Resolution calls it a DM-less system focused on social strategy over social roleplay. In play, that means the table talk is more likely to be about positioning, traps, card draws and whether the party can survive the next fight. It is closer to the part of D&D where everyone leans over the map and argues about the next move, stripped down for a shorter session.

That framing suits Switch 2 better than a lot of straight ports. A co-op tactics board game can work on a TV, but it also makes sense as something passed between rooms, played in handheld mode or picked up with friends who do not all want a 70-hour RPG.

Resolution Games built this lane before D&D arrived

Resolution Games is not coming at D&D as a random license grab. The studio made its name in VR and XR, and Demeo was one of the cleaner examples of why tabletop games made sense in that space. It turned miniatures, dice-adjacent drama and dungeon crawling into something that worked across headsets and flatscreen platforms without asking players to treat the interface like a novelty.

That history gives Battlemarked a clear shape. Resolution already had a system for digital tabletop combat, readable hero roles and co-op planning. Dungeons & Dragons gives that system a vocabulary players understand before the first mission begins. A paladin, rogue or sorcerer does not need much explanation, and Forgotten Realms locations like Neverwinter Wood and Cragmaw Castle carry more weight than a generic fantasy dungeon would.

The hero selection screen in Demeo x Dungeons and Dragons Battlemarked
Battlemarked turns classic D&D roles into readable co-op tactics for short digital tabletop sessions.

The studio's own media kit lists a November 20, 2025 launch date for Battlemarked, with two campaigns at launch. Since then, Resolution has added seasonal content, a Warlock update, expanded languages and an Acquisitions Incorporated update tied to Penny Arcade's long-running D&D show. Switch 2 buyers are not getting a frozen day-one build with no track record.
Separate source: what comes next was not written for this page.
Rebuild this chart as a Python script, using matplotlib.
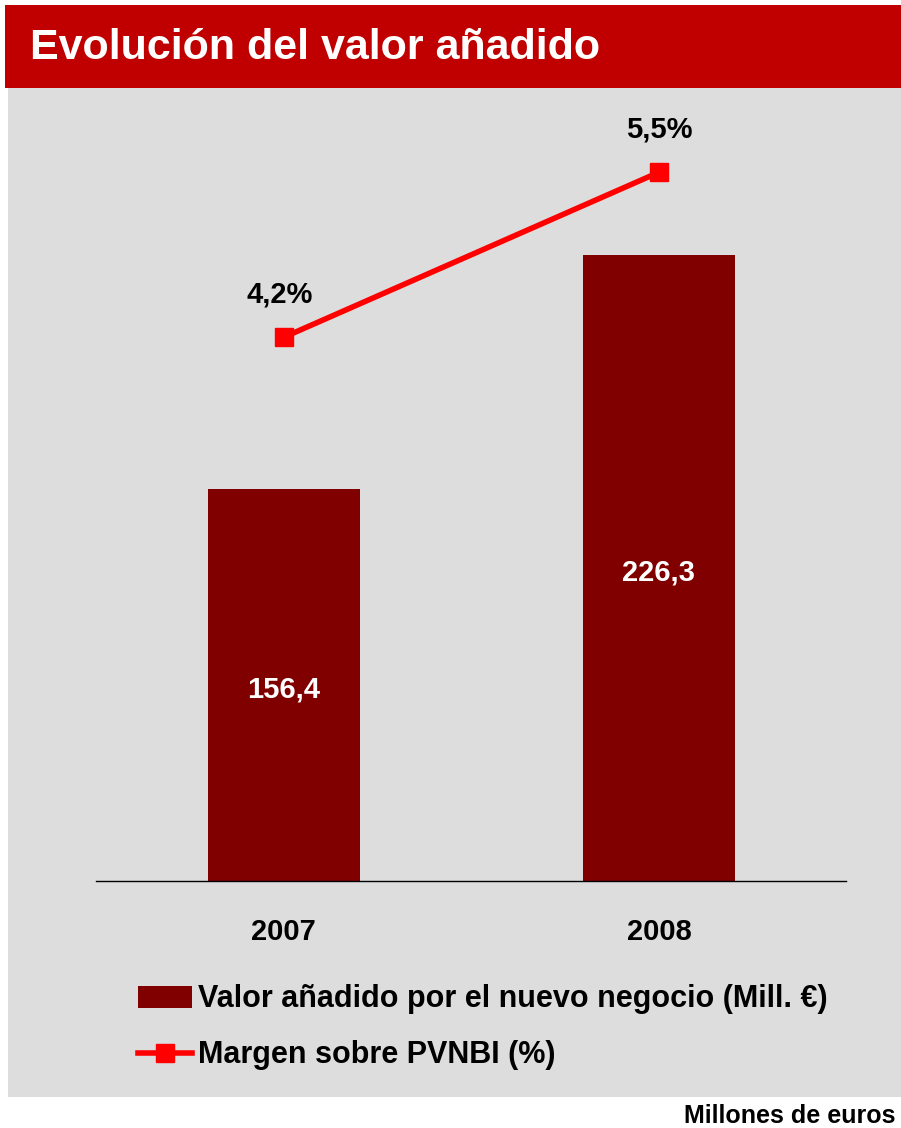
import matplotlib
matplotlib.use("Agg")
import matplotlib.pyplot as plt
from matplotlib.patches import Rectangle, Patch
from matplotlib.lines import Line2D

# data
years = ["2007", "2008"]
valor = [156.4, 226.3]
valor_labels = ["156,4", "226,3"]
margen = [4.2, 5.5]
margen_labels = ["4,2%", "5,5%"]

plt.rcParams["font.family"] = ["Liberation Sans", "DejaVu Sans"]
plt.rcParams["font.weight"] = "bold"

W, H = 901, 1128
fig = plt.figure(figsize=(W / 100, H / 100), dpi=100)
fig.patch.set_facecolor("white")

def fx(px):
    return px / W

def fy(py):
    return 1 - py / H

# background panels
fig.patches.append(Rectangle((fx(5), fy(88)), fx(896), 83 / H, transform=fig.transFigure,
                             facecolor="#C00000", edgecolor="none", zorder=-2))
fig.patches.append(Rectangle((fx(8), fy(1097)), fx(893), 1009 / H, transform=fig.transFigure,
                             facecolor="#DDDDDD", edgecolor="none", zorder=-2))
fig.text(fx(30), fy(48), "Evolución del valor añadido", color="white", fontsize=31,
         fontweight="bold", va="center", ha="left")
fig.text(fx(896), fy(1116), "Millones de euros", color="black", fontsize=18,
         fontweight="bold", va="center", ha="right")

ax = fig.add_axes([fx(96), fy(881), fx(846 - 96), (881 - 100) / H])
ax.set_zorder(1)
ax.patch.set_alpha(0)
x = [0, 1]
ax.bar(x, valor, width=0.405, color="#800000", zorder=2)
ax.set_xlim(-0.501, 1.499)
ax.set_ylim(39.3, 272.6)
for xi, v, lab in zip(x, valor, valor_labels):
    ax.annotate(lab, (xi, (39.3 + v) / 2), xytext=(0, -3), textcoords="offset points",
                color="white", fontsize=21, fontweight="bold", ha="center", va="center")

for s in ["top", "left", "right"]:
    ax.spines[s].set_visible(False)
ax.spines["bottom"].set_color("black")
ax.spines["bottom"].set_linewidth(1)
ax.set_yticks([])
ax.set_xticks(x)
ax.set_xticklabels(years, fontsize=21, fontweight="bold")
ax.tick_params(axis="x", length=0, pad=27)

ax2 = ax.twinx()
ax2.set_ylim(-0.087, 6.07)
ax2.plot(x, margen, color="#FF0000", lw=4, marker="s", markersize=13, zorder=3)
ax2.set_yticks([])
for s in ax2.spines.values():
    s.set_visible(False)
offs = [-0.01, 0]
for xi, m, lab, o in zip(x, margen, margen_labels, offs):
    ax2.annotate(lab, (xi + o, m), xytext=(0, 31), textcoords="offset points",
                 ha="center", va="center", fontsize=21, fontweight="bold")

handles = [Patch(facecolor="#800000", edgecolor="none"),
           Line2D([], [], color="#FF0000", lw=4, marker="s", markersize=13)]
fig.legend(handles, ["Valor añadido por el nuevo negocio (Mill. €)", "Margen sobre PVNBI (%)"],
           loc="upper left", bbox_to_anchor=(fx(110), fy(957)), frameon=False,
           handlelength=1.77, handleheight=0.75, handletextpad=0.2,
           labelspacing=0.85, prop={"weight": "bold", "size": 22})

fig.savefig("out.png", dpi=100, facecolor="white")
They are joining a game that has already had a few months of live updates and tuning.

Why it stands out on June 16

June 16 is not empty. Copa City arrives with a smart football management hook, Age of Wonders 4 gets its Secrets of the Archmages story pack and smaller PC releases fill out the day. Our new games worth watching this week preview also flagged Battlemarked because the Switch 2 pitch is unusually clean.

The appeal is specific. D&D fans who want a smaller tactical offshoot have something more focused than a sprawling CRPG. Demeo players get the licensed version of a format they already know. Switch 2 owners get a co-op game that is not another racer, platformer or action port competing for the same couch-play attention.

There are sensible limits to the excitement. Battlemarked has been playable elsewhere since November, so anyone with a PC, PS5, PS VR2 or Meta Quest headset has already had a route in. The Switch 2 launch is about convenience, platform fit and audience overlap, not a brand-new game appearing out of nowhere.

Dungeons & Dragons has spent years expanding well beyond the physical table, and Battlemarked is one of the cleaner attempts to keep the social problem-solving while trimming the session length. On Switch 2, that may be exactly the version that gets a few more parties to roll initiative tomorrow.